Many marketing and sales departments tend to work in silos and do not have many opportunities to collaborate. The result is that the marketing person suggesting the blog post topic or authoring the ad copy is completely disconnected from the salesperson’s growth goals and the real-world questions the sales rep gets every day. The less communication and collaboration between the two parties, the less effective both teams become. Sales departments grow resentful feeling they never have materials that resonate, while marketing teams feel like short-order-cooks catering under pressure to business development whims.
This story may sound familiar to you, but it does not have to be this way. Marketing and sales teams can, and should, align and collaborate. Even if the sales team is more focused on quota and the marketing team centers more on presentation and messaging, the two departments can benefit from leveraging each other’s strengths. Successful coordination starts with developing a culture of openness and partnership between marketers and salespeople in which both teams function as one communicative, cohesive growth team.
Establishing true alignment is no small task, especially if the “us versus them” culture is engrained. However, when the two groups navigate the dip between adversarial obligations to each other and willingly enrich each other’s work—the result is a more efficient sales and marketing machine that delivers more, higher quality prospects and nurtures them through your organization’s sales pipeline.
In our experience aligning sales and marketing efforts over the past decade, these four pillars drive successful cohesion:
- Promote open communication.
- Establish shared incentives.
- Clearly communicate success metrics.
- Establish consistent practices to make sure you are reinforcing all the above.

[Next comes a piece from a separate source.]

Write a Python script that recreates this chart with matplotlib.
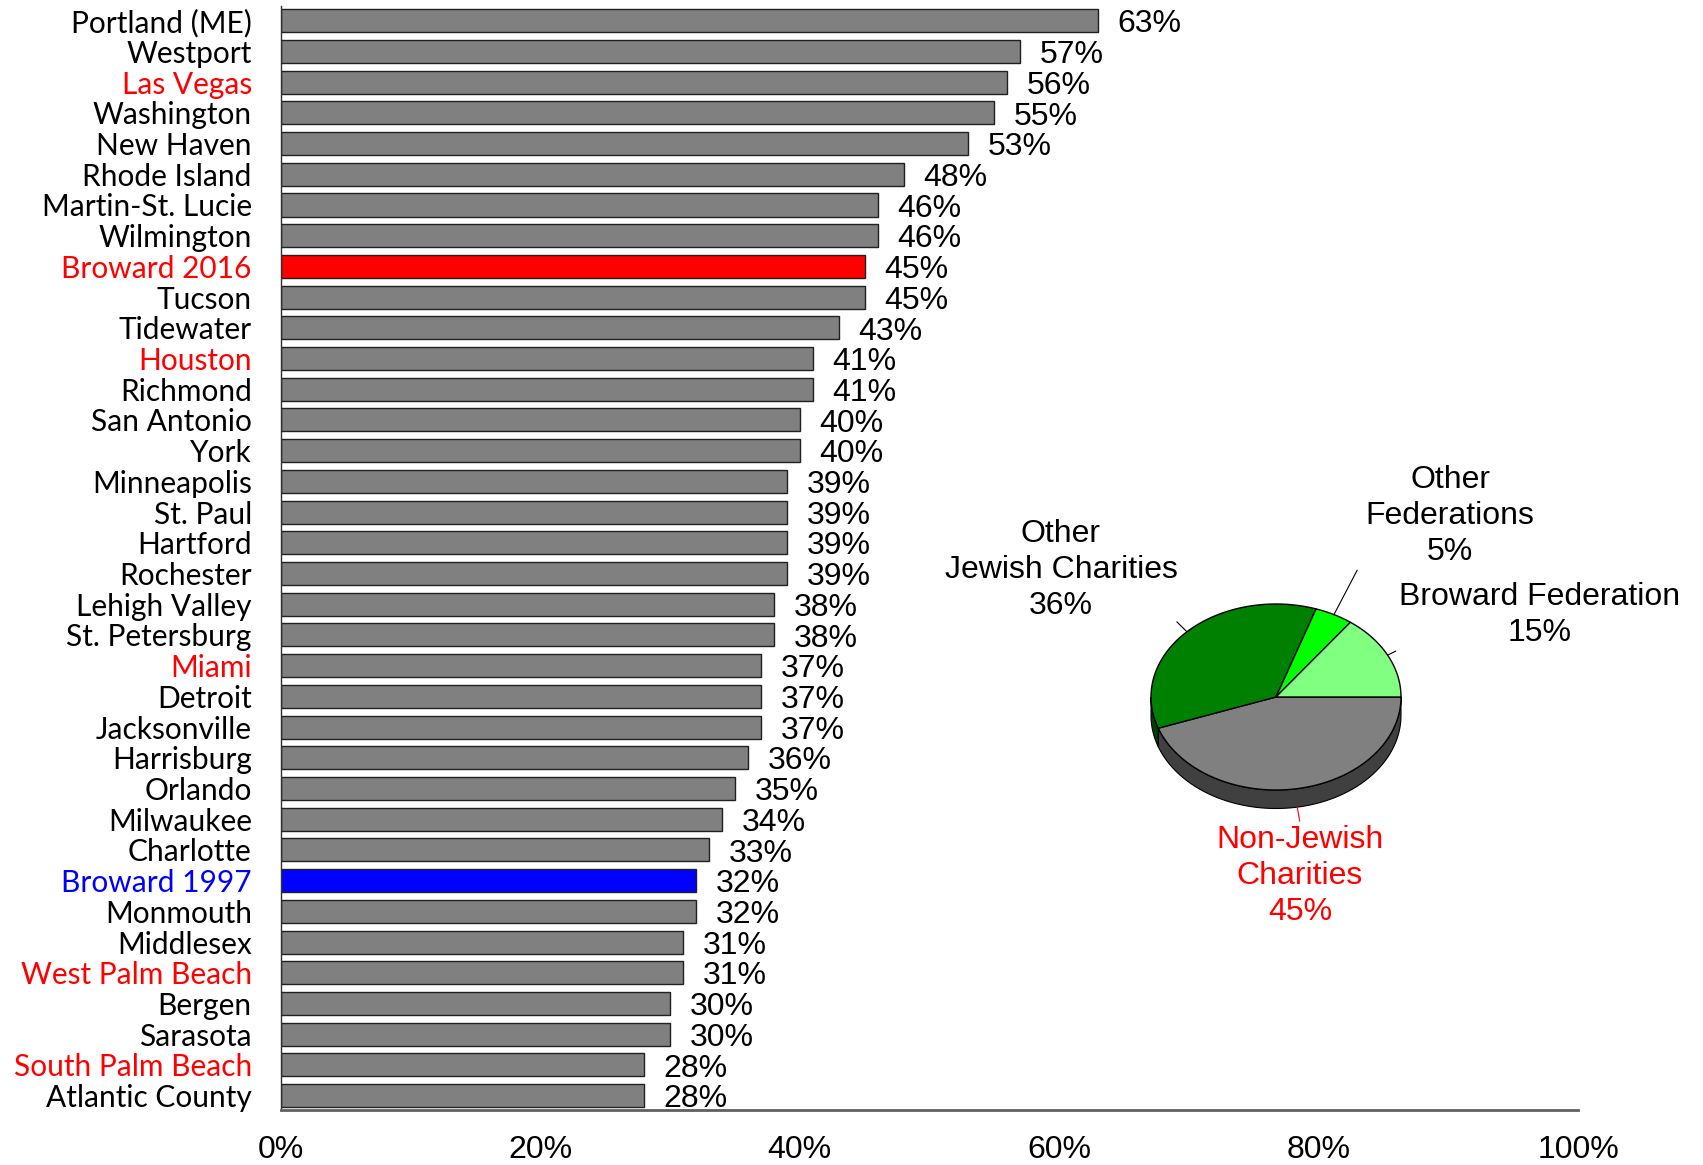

Here is why it is so important to align your teams, and some practical tips for achieving all four of those lofty goals.
Why Should Your Marketing and Sales Teams Be Aligned?
Sales and marketing teams tend to stick to their own circle. If there are not any obvious issues and business is steadily ticking up, does it matter if the strategy is aligned across each team?
It really does.
If open two-way communication and knowledge sharing are missing, then you are leaving growth opportunities on the table.

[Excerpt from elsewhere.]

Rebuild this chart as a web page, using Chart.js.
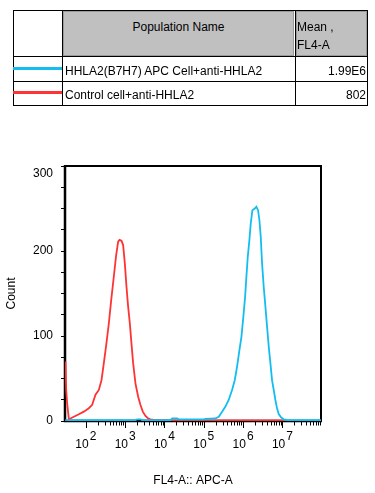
<!DOCTYPE html>
<html><head><meta charset="utf-8">
<script src="https://cdn.jsdelivr.net/npm/chart.js@4.4.1/dist/chart.umd.min.js"></script>
<style>
html,body{margin:0;padding:0;background:#fff;}
body{width:375px;height:493px;position:relative;overflow:hidden;font-family:"Liberation Sans",Arial,sans-serif;font-size:12px;color:#000;}
#chart{position:absolute;left:0;top:0;}
.ln{position:absolute;background:#000;}
.hd{position:absolute;background:#c0c0c0;border:1px solid #9a9a9a;box-sizing:border-box;}
.t{position:absolute;white-space:nowrap;line-height:14px;}
</style></head>
<body>
<canvas id="chart" width="375" height="493"></canvas>
<div id="table"></div>
<script>
// ---------- data ----------
const populations = ['HHLA2(B7H7) APC Cell+anti-HHLA2', 'Control cell+anti-HHLA2'];
const populationMeans = ['1.99E6', '802'];
const tableHeaders = ['Population Name', 'Mean ,', 'FL4-A'];
const seriesColors = ['#14bdf0', '#ff3333'];

const blueX = [29.9, 1832, 2018, 2455, 2704, 14220, 15670, 20990, 23120, 100000, 110200, 198200, 240400, 292400, 355600, 432500, 524800, 613800, 703100, 807200, 907800, 1019000, 1125000, 1216000, 1315000, 1449000, 1567000, 1726000, 1982000, 2183000, 2404000, 2600000, 2812000, 3041000, 3350000, 3698000, 4074000, 4498000, 4955000, 5458000, 6026000, 6637000, 7311000, 8072000, 9247000, 10810000, 13150000, 96000000];
const blueCount = [1, 1, 2, 2, 1, 1, 3, 3, 2, 2, 2.5, 3, 5, 11, 17, 25, 36.5, 48, 64, 83.5, 99, 123, 146, 170, 193, 213, 232.5, 248, 250, 252, 248, 236.5, 217, 185.5, 158, 134.5, 111, 87.5, 68, 48, 36.5, 24.7, 14.9, 8.2, 4.3, 2, 1.2, 1];

const redX = [30.4, 31.6, 33.5, 37.0, 40.7, 49.5, 66.4, 88.9, 119, 145, 176, 214, 250, 287, 329, 385, 441, 515, 590, 664, 718, 807, 889, 982, 1081, 1191, 1315, 1449, 1596, 1832, 2143, 2455, 2812, 3289, 3846, 4406, 5358, 15670, 9800000, 11000000, 96000000];
const redCount = [70, 36.5, 20.8, 2, 3, 5, 8, 11, 15, 19, 31, 36.5, 48, 68, 89, 115, 142, 170, 195, 211, 213, 212, 207, 185.5, 158, 134.5, 115, 91, 68, 44, 28.6, 18.8, 11, 6, 3, 2, 1.2, 0.7, 0.7, 0, 0];

const xMin = 29.5, xMax = 9.6e7;
const xDecades = [2, 3, 4, 5, 6, 7];
const yMax = 300, yMinorStep = 25, yMajorStep = 100;
const xTitle = 'FL4-A:: APC-A';
const yTitle = 'Count';

// ---------- table ----------
const FONT = '"Liberation Sans", Arial, sans-serif';
(function buildTable(){
  const tb = document.getElementById('table');
  const add = (cls, css, txt) => { const d = document.createElement('div'); d.className = cls; d.style.cssText = css; if (txt !== undefined) d.textContent = txt; tb.appendChild(d); return d; };
  add('hd', 'left:63px;top:11px;width:231px;height:45px;');
  add('hd', 'left:296px;top:11px;width:71px;height:45px;');
  [10, 56, 81, 105].forEach(y => add('ln', `left:13px;top:${y}px;width:355px;height:1px;`));
  [13, 62, 295, 367].forEach(x => add('ln', `left:${x}px;top:10px;width:1px;height:96px;`));
  add('ln', `left:13px;top:67px;width:49px;height:3px;background:${seriesColors[0]};`);
  add('ln', `left:13px;top:91px;width:49px;height:3px;background:${seriesColors[1]};`);
  add('t', 'left:63px;top:20px;width:231px;text-align:center;', tableHeaders[0]);
  add('t', 'left:297px;top:20px;', tableHeaders[1]);
  add('t', 'left:297px;top:38px;', tableHeaders[2]);
  add('t', 'left:65px;top:64px;', populations[0]);
  add('t', 'left:65px;top:88px;', populations[1]);
  add('t', 'right:9px;top:64px;text-align:right;', populationMeans[0]);
  add('t', 'right:9px;top:88px;text-align:right;', populationMeans[1]);
})();

// ---------- chart ----------
const toPoints = (xs, ys) => xs.map((x, i) => ({x: x, y: ys[i]}));

const framePlugin = {
  id: 'frame',
  beforeDatasetsDraw(chart) {
    const {ctx, chartArea: a} = chart;
    ctx.save();
    ctx.strokeStyle = '#000';
    ctx.lineWidth = 2;
    ctx.beginPath();
    ctx.moveTo(a.left, a.top); ctx.lineTo(a.right, a.top); ctx.lineTo(a.right, a.bottom);
    ctx.stroke();
    ctx.lineWidth = 2.5;
    ctx.beginPath();
    ctx.moveTo(a.left, a.top - 1); ctx.lineTo(a.left, a.bottom); ctx.lineTo(a.right + 1, a.bottom);
    ctx.stroke();
    ctx.restore();
  }
};

const xAxisPlugin = {
  id: 'xAxisLog',
  afterDraw(chart) {
    const {ctx, chartArea: a} = chart;
    const xs = chart.scales.x;
    ctx.save();
    ctx.strokeStyle = '#000';
    ctx.lineWidth = 1;
    const y0 = a.bottom + 1;
    xDecades.forEach(n => {
      for (let k = 1; k <= 9; k++) {
        const v = k * Math.pow(10, n);
        if (v < xMin || v > xMax) continue;
        const px = Math.round(xs.getPixelForValue(v)) + 0.5;
        ctx.beginPath();
        ctx.moveTo(px, y0);
        ctx.lineTo(px, y0 + (k === 1 ? 6 : 3.5));
        ctx.stroke();
      }
    });
    ctx.fillStyle = '#000';
    ctx.font = '12px ' + FONT;
    ctx.textBaseline = 'alphabetic';
    ctx.textAlign = 'left';
    xDecades.forEach(n => {
      const px = xs.getPixelForValue(Math.pow(10, n));
      const base = '10', sup = String(n);
      const w1 = ctx.measureText(base).width, w2 = ctx.measureText(sup).width;
      const start = px - (w1 + w2 + 1) / 2;
      ctx.fillText(base, start, 448);
      ctx.fillText(sup, start + w1 + 1, 440);
    });
    ctx.restore();
  }
};

new Chart(document.getElementById('chart'), {
  type: 'line',
  data: {
    datasets: [
      {label: populations[0], data: toPoints(blueX, blueCount), borderColor: seriesColors[0], borderWidth: 1.8, pointRadius: 0, tension: 0, fill: false},
      {label: populations[1], data: toPoints(redX, redCount), borderColor: seriesColors[1], borderWidth: 1.8, pointRadius: 0, tension: 0, fill: false}
    ]
  },
  options: {
    responsive: false,
    animation: false,
    devicePixelRatio: 1,
    layout: {padding: {top: 166, right: 54, left: 0, bottom: 0}},
    plugins: {legend: {display: false}, tooltip: {enabled: false}},
    scales: {
      x: {
        type: 'logarithmic', min: xMin, max: xMax,
        ticks: {display: false},
        grid: {display: false},
        border: {display: false},
        title: {display: true, text: xTitle, color: '#000', font: {family: FONT, size: 12}, padding: {top: 4, bottom: 5}},
        afterFit(s) { s.height = 72; }
      },
      y: {
        min: 0, max: yMax,
        ticks: {
          stepSize: yMinorStep, autoSkip: false, color: '#000', padding: 8,
          font: {family: FONT, size: 12},
          callback(v) {
            if (v % yMajorStep !== 0) return '';
            return v === yMax ? ['', String(v)] : String(v);
          }
        },
        grid: {drawOnChartArea: false, drawTicks: true, tickLength: 4, color: '#000', lineWidth: 1},
        border: {display: false},
        title: {display: true, text: yTitle, color: '#000', font: {family: FONT, size: 12}, padding: {top: 4, bottom: 4}},
        afterFit(s) { s.width = 65; }
      }
    }
  },
  plugins: [framePlugin, xAxisPlugin]
});
</script>
</body></html>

The long business-to-business healthcare sales cycle means a single campaign, message or presentation is rarely the silver bullet that immediately generates new clients. Rather, meaningful results come from the collective effect of many sales and marketing efforts at every level of the sales funnel over a period. The longer the buyer journey, the more crucial marketing, and sales rapport becomes. When sales and marketing communicate, they can collaborate to refine messaging in the market over time and build new materials and campaigns that resonate.

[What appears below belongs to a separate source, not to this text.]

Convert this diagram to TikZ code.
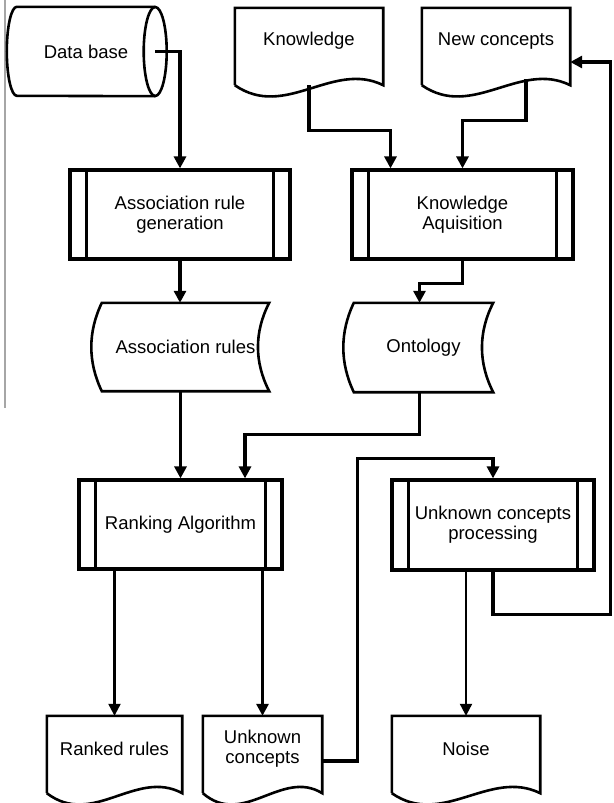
\documentclass[tikz,border=0pt]{standalone}
\usepackage{fontspec}
\setmainfont{Liberation Sans}
\usetikzlibrary{arrows.meta,calc}

\tikzset{
  seta/.style={line width=3.2pt, -{Triangle[length=12pt,width=12pt]}},
  setafina/.style={line width=2.2pt, -{Triangle[length=12pt,width=12pt]}},
  processo/.style={draw, line width=3.2pt, align=center, inner sep=0pt},
  rotulo/.style={align=center, inner sep=0pt},
  contorno/.style={line width=2.6pt},
}

% documento com base ondulada
\newcommand\documento[1]{%
  \draw[contorno] ($(#1.south west)+(0,-11pt)$) -- (#1.north west) -- (#1.north east) -- ($(#1.south east)+(0,-11pt)$)
    .. controls ($(#1.south east)!0.34!(#1.south west)+(0,14pt)$) and ($(#1.south east)!0.66!(#1.south west)+(0,-46pt)$) .. ($(#1.south west)+(0,-11pt)$);}
% dados armazenados
\newcommand\armazenado[1]{%
  \draw[contorno] (#1.north west) -- (#1.north east)
    .. controls ($(#1.north east)!0.33!(#1.south east)+(-15pt,0)$) and ($(#1.north east)!0.67!(#1.south east)+(-15pt,0)$) .. (#1.south east)
    -- (#1.south west)
    .. controls ($(#1.south west)!0.33!(#1.north west)+(-14pt,0)$) and ($(#1.south west)!0.67!(#1.north west)+(-14pt,0)$) .. (#1.north west) -- cycle;}

\begin{document}
\begin{tikzpicture}[x=1pt, y=-1pt, font=\fontsize{18.5}{20}\selectfont]
    \useasboundingbox (0,0) rectangle (613,803);
    % linha cinzenta na margem
    \draw[gray!70, line width=1.5pt] (5,0) -- (5,408);
    % base de dados
    \node[rotulo, minimum width=138pt, minimum height=89pt] (db) at (86,51.5) {Data base};
    \draw[contorno] (db.north east) -- (db.north west) arc[start angle=90, end angle=270, x radius=10pt, y radius=44.5pt] -- (db.south east);
    \draw[contorno] (db.east) ellipse[x radius=11.5pt, y radius=44.5pt];
    % documentos
    \node[rotulo, minimum width=148pt, minimum height=66pt] (kn) at (309,41) {Knowledge};
    \node[rotulo, minimum width=148pt, minimum height=66pt] (nc) at (496,41) {New concepts};
    \node[rotulo, minimum width=135pt, minimum height=66pt] (rr) at (114.5,749) {Ranked rules};
    \node[rotulo, minimum width=119pt, minimum height=66pt] (uc) at (262.5,749) {Unknown\\concepts};
    \node[rotulo, minimum width=148pt, minimum height=66pt] (noise) at (466,749) {Noise};
    \foreach \d in {kn,nc,rr,uc,noise}{
        \documento{\d}
    }
    % processos
    \node[processo, minimum width=220pt, minimum height=89pt] (arg) at (180,214.5) {Association rule\\generation};
    \node[processo, minimum width=221pt, minimum height=89pt] (ka) at (462.5,214.5) {Knowledge\\Aquisition};
    \node[processo, minimum width=203pt, minimum height=89pt] (rank) at (180.5,524.5) {Ranking Algorithm};
    \node[processo, minimum width=202pt, minimum height=90pt] (ucp) at (493,525) {Unknown concepts\\processing};
    \foreach \p in {arg,ka,rank,ucp}{
        \draw[line width=3.2pt] ([xshift=18pt]\p.north west) -- ([xshift=18pt]\p.south west)
              ([xshift=-18pt]\p.north east) -- ([xshift=-18pt]\p.south east);
    }
    % dados armazenados
    \node[rotulo, minimum width=167pt, minimum height=88pt] (ar) at (185.5,347) {Association rules};
    \node[rotulo, minimum width=139pt, minimum height=89pt] (onto) at (423.5,347.5) {Ontology};
    \armazenado{ar}
    \armazenado{onto}
    % ligacoes
    \draw[seta] (db.east) -| (arg.north);
    \draw[seta] ([yshift=-11pt]kn.south) |- ([xshift=-72pt,yshift=38pt]ka.north) -- ([xshift=-72pt]ka.north);
    \draw[seta] ([xshift=30pt,yshift=-5pt]nc.south) |- ([yshift=48pt]ka.north) -- (ka.north);
    \draw[seta] (arg.south) -- (arg.south |- ar.north);
    \draw[seta] (ka.south) -- ++(0,-23pt) -| ([xshift=-4pt]onto.north);
    \draw[seta] (rank.north |- ar.south) -- (rank.north);
    \draw[seta] ([xshift=-4pt]onto.south) |- ([xshift=64.5pt,yshift=44pt]rank.north) -- ([xshift=64.5pt]rank.north);
    \draw[setafina] (rr.north |- rank.south) -- (rr.north);
    \draw[seta] (uc.north |- rank.south) -- (uc.north);
    \draw[seta] ([yshift=-12pt]uc.east) -- ++(35pt,0) |- ([yshift=20pt]ucp.north) -- (ucp.north);
    \draw[setafina] (noise.north |- ucp.south) -- (noise.north);
    \draw[seta] (ucp.south) -- ++(0,-43pt) -| ([xshift=40pt,yshift=-21pt]nc.east) -- ([yshift=-21pt]nc.east);
\end{tikzpicture}
\end{document}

Marketers miss the full picture if they are buried in Google Analytics and spec sheets for the new convention booth. Sure, those things are necessary and matter. However, the most important thing a marketer can do is understand the up-to-date questions prospects are asking and what customers appreciate about the business. As it turns out, salespeople (and operational colleagues) have those answers.
Salespeople miss opportunities to refresh and refine messaging when they are buried in calls and CRM data entry. The most effective salespeople are great listeners, and they practice and refine their pitch based on what they hear. As it turns out, marketers are professional communicators, experts at crafting effective messages that get to the heart of audience pain points.
Looking at it this way, it seems clear the two parties can make each other more effective. While members of both teams have differing strengths, they both benefit when they share strategies, data, and feedback across the cubicle wall (or Zoom room).